In recent years, we’ve seen a revolution in the B2C payments space with the rapid adoption of BNPL platforms. But that pace of digitalization has lagged in B2B payments, even as expectations for service remain sky high. Why is that the case?
A couple weeks ago, I had the pleasure of tackling this question at Money 20/20 Amsterdam with several leaders in the B2B payments industry:
- Stephan Haslebacher, the Co-founder and COO of Moss, a leading spend management and corporate card solution in Europe.
- Ingmar Stupp, the Founder of Tilta, which provides credit-backed payment flows for B2B marketplaces and e-commerce platforms.
- Joan Swanson, the Head of Fraud Prevention at Mondu, which enables merchants and marketplaces to offer their business customers flexible payment options.
Here are the top-line findings and highlights from our discussion:
B2B payments are far more complex than B2C
Our panel highlighted two main reasons that B2B payments are vastly more complicated:
B2B is a series of continuous relationships versus one-off exchanges: One of the distinct challenges is that B2B payments are complex, multi-step, continuous processes. It is far simpler to purchase a single pair of shorts than to set up payments for a monthly purchase of parts for a fleet of 1000 trucks. First and foremost, the exposure is far higher; bad decisions will be costly. Furthermore, in the B2B model there are far more touch points, complicating the payments process. Many of these buyer-seller relationships are also global in nature, adding another barrier.
Purchases are embedded in a much wider procurement process: B2B payments involve a far more complicated purchasing process compared to B2C. When a consumer purchases a pair of shoes for a weekend away, there’s only one decision-maker. When a business makes a purchase, it is a multistep process involving insurance, approvals from multiple stakeholders and integrations into other company processes. Further complicating efforts, these processes are different in different industries. For example, a hair salon stocks up on supplies very differently than how a startup would purchase office supplies and laptops. Many of these payments are also fully offline, creating a need for digitization.
Given the heterogeneity of these processes across industries, there is an opportunity to develop specialized end-to-end solutions for verticals. For example, Outgo is a vertical banking solution for the freight industry that handles invoicing, accounting, factoring, and banking all in one place.
This complexity adds new barriers to fraud management and underwriting
The complexity of B2B payment processes makes it challenging to build accurate B2B fraud and underwriting solutions. At our panel, the speakers dove into the specific challenges of B2B fraud detection and underwriting.

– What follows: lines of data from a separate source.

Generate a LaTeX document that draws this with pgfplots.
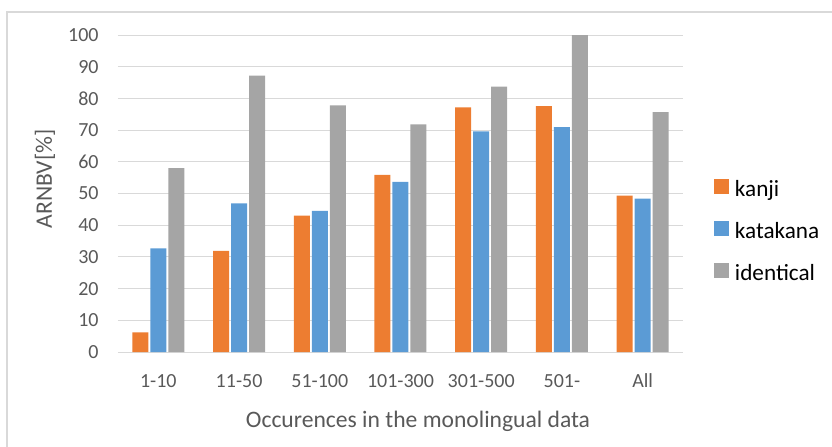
\documentclass[border=0pt]{standalone}
\usepackage{fontspec}
\setmainfont{Carlito}
\usepackage{pgfplots}
\pgfplotsset{compat=1.18}

\definecolor{cKanji}{HTML}{ED7D31}
\definecolor{cKata}{HTML}{5B9BD5}
\definecolor{cIdent}{HTML}{A5A5A5}
\definecolor{gridgray}{HTML}{D9D9D9}
\definecolor{labelgray}{HTML}{595959}

\pgfplotsset{
  sqlegend/.style={legend image code/.code={\fill[##1] (0pt,-1.25pt) rectangle (7.5pt,6.25pt);}},
}

\begin{document}
\begin{tikzpicture}
\useasboundingbox (0,0) rectangle (416pt,223pt);
% chart frame
\begin{scope}
  \clip (0,0) rectangle (416pt,223pt);
  \draw[gridgray, line width=0.75pt] (3.5pt,-5pt) -- (3.5pt,217pt) -- (430pt,217pt);
\end{scope}
\begin{axis}[
  at={(59pt,47pt)}, anchor=south west,
  scale only axis, width=282.5pt, height=158.5pt,
  ybar=1pt, bar width=8pt,
  xmin=-0.5, xmax=6.5, ymin=0, ymax=100,
  xtick={0,...,6},
  xticklabels={1-10,11-50,51-100,101-300,301-500,501-,All},
  ytick={0,10,...,100},
  ymajorgrids, grid style={gridgray, line width=0.5pt},
  axis line style={draw=none}, major tick length=0pt,
  /pgf/number format/assume math mode=true,
  ticklabel style={font=\fontsize{10}{12}\selectfont, text=labelgray},
  yticklabel style={anchor=east, inner sep=0pt, xshift=-9.5pt},
  xticklabel style={anchor=base, inner sep=0pt, yshift=-17.5pt},
  xlabel={Occurences in the monolingual data},
  ylabel={ARNBV[\%]},
  label style={font=\fontsize{11.8}{14}\selectfont, text=labelgray, inner sep=0pt},
  xlabel style={at={(axis description cs:0.531,-0.2397)}, anchor=base},
  ylabel style={at={(axis description cs:-0.1292,0.546)}, anchor=center},
  legend style={at={(axis description cs:1,0.377)}, anchor=west, xshift=15.5pt,
    draw=none, fill=none, inner sep=0pt, outer sep=0pt,
    row sep=9.5pt, column sep=3pt,
    font=\fontsize{11.6}{14}\selectfont, text=black,
    nodes={inner sep=0pt, text height=8pt, text depth=2.5pt}},
  legend cell align=left,
]
\addplot[fill=cKanji, draw=none, sqlegend] coordinates
  {(0,6.2) (1,31.9) (2,43.0) (3,55.9) (4,77.2) (5,77.6) (6,49.3)};
\addplot[fill=cKata, draw=none, sqlegend] coordinates
  {(0,32.7) (1,46.9) (2,44.5) (3,53.7) (4,69.6) (5,70.9) (6,48.4)};
\addplot[fill=cIdent, draw=none, sqlegend] coordinates
  {(0,58.0) (1,87.2) (2,77.8) (3,71.8) (4,83.7) (5,100) (6,75.7)};
\legend{kanji,katakana,identical}
\end{axis}
\end{tikzpicture}
\end{document}
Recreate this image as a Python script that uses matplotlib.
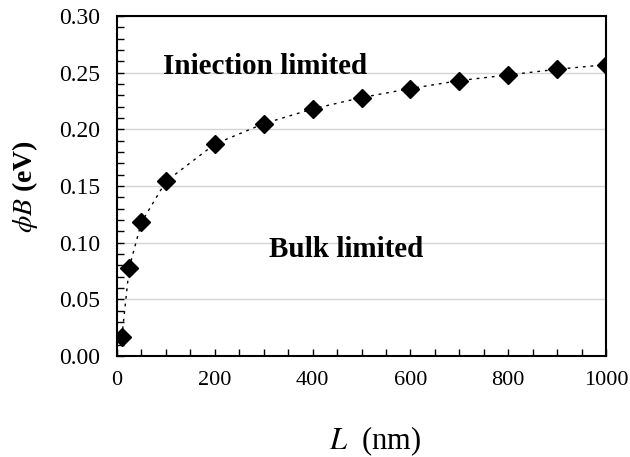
import matplotlib.pyplot as plt
import numpy as np
from matplotlib.ticker import MultipleLocator

# thickness L (nm) and barrier phi_B (eV)
L_nm = [10, 25, 50, 100, 200, 300, 400, 500, 600, 700, 800, 900, 1000]
phi_B = [0.017, 0.078, 0.118, 0.154, 0.187, 0.205, 0.218, 0.228, 0.236,
         0.243, 0.248, 0.253, 0.257]

plt.rcParams['font.family'] = ['Liberation Serif', 'DejaVu Serif']
plt.rcParams['mathtext.fontset'] = 'stix'

fig = plt.figure(figsize=(6.3, 4.57), dpi=100)
ax = fig.add_axes([0.1857, 0.221, 0.7763, 0.744])

ax.plot(L_nm, phi_B, color='black', lw=1.0, ls=(0, (2, 3.5)),
        marker='D', ms=9.5, mfc='black', mec='black', zorder=3)

ax.set_xlim(0, 1000)
ax.set_ylim(0, 0.30)
ax.xaxis.set_major_locator(MultipleLocator(200))
ax.xaxis.set_minor_locator(MultipleLocator(50))
ax.yaxis.set_major_locator(MultipleLocator(0.05))
ax.yaxis.set_minor_locator(MultipleLocator(0.01))
ax.yaxis.set_major_formatter(plt.FuncFormatter(lambda v, p: '{:.2f}'.format(v)))

ax.grid(axis='y', which='major', color='#d4d4d4', lw=1.0)
ax.set_axisbelow(True)

for s in ax.spines.values():
    s.set_linewidth(1.5)

ax.tick_params(axis='both', which='both', direction='in', length=5, width=1.0,
               top=False, right=False)
ax.tick_params(axis='x', which='major', labelsize=16, pad=11)
ax.tick_params(axis='y', which='major', labelsize=17, pad=12)

ax.set_xlabel(r'$L$  (nm)', fontsize=22)
ax.xaxis.set_label_coords(0.527, -0.20)
ax.set_ylabel(r'$\phi B$ (eV)', fontsize=20, fontweight='bold', labelpad=14)

ax.text(94, 0.2485, 'Iniection limited', fontsize=21, fontweight='bold')
ax.text(310, 0.087, 'Bulk limited', fontsize=21, fontweight='bold')

fig.savefig('out.png', dpi=100)
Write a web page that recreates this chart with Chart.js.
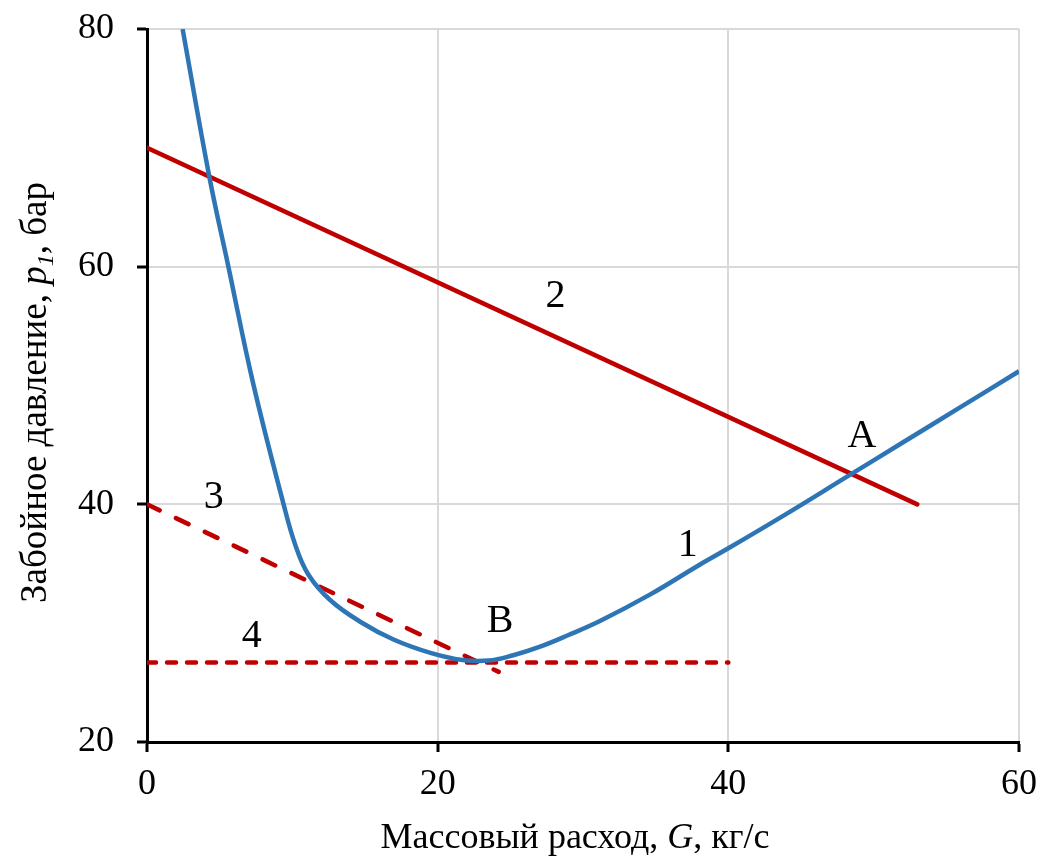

Fraud: When identifying an individual, you can easily use a SSN or a combination of other standardized identifiers to create a 100% match. With businesses, you need a number of data points to make an accurate match. The required data points vary by the type of business you are trying to identify as well as the location they are operating in. Resolving that the entity that you are pulling is the correct one is very difficult in a cross border, cross entity network of identities that is inherent for B2B companies. On top of that, you must also ensure the person requesting to make the payment is actually authorized to make a payment.
Risk: On the risk side, the biggest barrier to assessing financial health of small or young companies without a history of audited financial statements and business credit is dealing with the heterogeneity across businesses. For example: cash flows for a barber shop will look very different from the cash flows of a pre-revenue startup. As such, different industries will require different data points and sources to make the right assessments.
New data sources and AI will be critical tools
To deliver a better user experience, B2B lenders will need to automate their risk assessment and provide a customer with a consumerized, i.e. near instantaneous, decision.
Given the complexity of identifying the right customers and assessing risk, leveraging new data sources is required for B2B companies to deliver on their value proposition. By using open banking, accounting and alternative data sources, B2B payments companies can automate their underwriting process to a larger degree, confidently extend loan offers to more good borrowers, and thus deliver a more immediate solution for customers. For example, alternative data that captures the relationship between buyer and seller provides lenders with great data. If a company bought steel 10 times and always paid on time, this is a great indicator of creditworthiness.
Sophisticated B2B lenders have also been very successful in deploying AI and machine learning to support their underwriting. As decision-making in B2B lending is less regulated than in the consumer context, ML-enabled underwriting models have been used for quite a bit of time. As of late, B2B lenders have successfully deployed large language based AI models (LLMs) to make sense of unstructured data such as transaction histories, which allows them to develop new, bespoke underwriting signals easily. This ability enables lenders to deal with the heterogeneity of the B2B context and correctly assess the financial health of companies of different sizes that operate in different industries.